Which room is best to put your piano?

For those of you lucky enough to have a purpose-built music room, great.
Your dining room is probably the next best place to keep your piano. Dining rooms tend to keep a more constant humidity level and have a lower temperature than other rooms in the house.

To summarize:

Where NOT to put your piano:

  • Next to a window that lets in sunlight or drafts
  • Next to an outside door & Basement Entrance or below stairs Entrance
  • Next to, or in front of a radiator or other heat source
  • In a room with under floor heating or Marble or Ceramic
  • Next to an open kitchen
  • Next to, or underneath an air conditioning unit
  • In a garage, shed or conservatory

When it is Crucial to extract your piano, In a case of emergency.

  • Flooding basement or any part of your home
  • Fire in any room
  • Power failure more than 48 hours in in cold climate
  • Any major structure damage to your home or Apartment
  • Broken windows or Roof A.C

Question should I leave the lid open

No. Close the lid., it’s highly recommended, the humidity and dust and air exposure are insane. Not only will it make the inside of your piano dirty, but it will also Change the color of your strings and board make it extremely hard to clean. It will give you all kinds of random, tiny but annoying issues with your Soundboard board and humidity issues. Please close your lid if you on an antique piano Your cover will Warp being that it’s made of wood newer pianos are more unlikely Because the piano is mainly made of M.B.F it, s less sensitive to any change in temperature or any stress

To mention also your lid has a folding section this is necessary to keep closed, in a lot of cases piano players open it up to have access of the music stand and to dampen the sound by living the lid closed and the folding section open, always remember to close after playing Your piano.

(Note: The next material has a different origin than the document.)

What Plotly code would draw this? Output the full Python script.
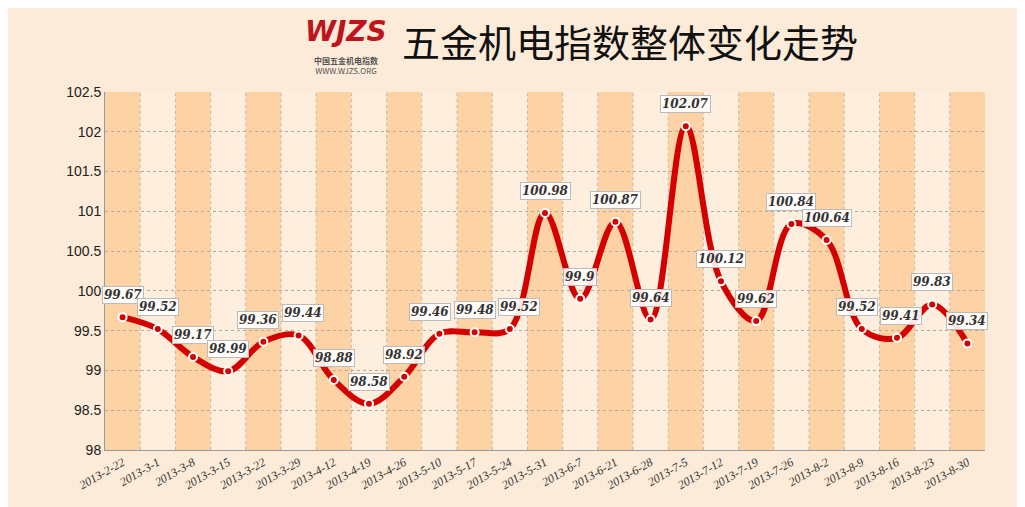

For an old antique piano, the folding area will cause underneath a declaration on the wood which will be permanent, sometimes Polyester finish also can be affected in some cases it can be resolved by buffing by a train professional.

If you’re going to cover the piano with a piano cover, it will be a bit safer? Or if you only open the lid a little bit. Still, it’s highly recommended for you to close it after you are done.

Nearly every piano has a fallboard, and you might assume that if it’s there it should be used. Should you close the fallboard on your piano when you’re not playing it?

There are certain instances when the fallboard can be useful to keep people from playing the instrument. If you have a piano in a restaurant or hotel that you don’t want random people playing, you can close the fallboard and the lid and lock the piano (if your piano has a lock). If you have a piano in your home that you don’t want children playing around with this can also be useful.

When it comes to institutional use, the locks on pianos do very little to protect them because they can be easily pried open. That’s why there are much more secure locks available to prevent people from getting inside pianos.

The practical use of fallboards is to prevent dust from collecting on the keys of pianos. And the felts underneath keys Playing a piano with dirty keys feels awful! However, dust will still collect on the fallboard, and you will have to dust the fallboard. With delicate satin finishes, this can be more challenging than dusting the keys.

The biggest issue when it comes to closing the fallboard is whether you have ivory or plastic key tops.

If you have ivory keys on pianos will yellow if not exposed to sunlight on a regular basis. So, closing the fallboard will turn ivory keys yellow over time. In this case, you are better off leaving your fallboard open.

When it comes to plastic keys there are no other benefits to keeping fallboards open unless there is direct sunlight on the keys. Plastic can sometimes react to sunlight and degrade over time. If you want to prevent people from playing your piano or prevent dust from getting on the keys, then closing the fallboard is a good choice. However, it doesn’t prolong the life of your piano or aid its stability.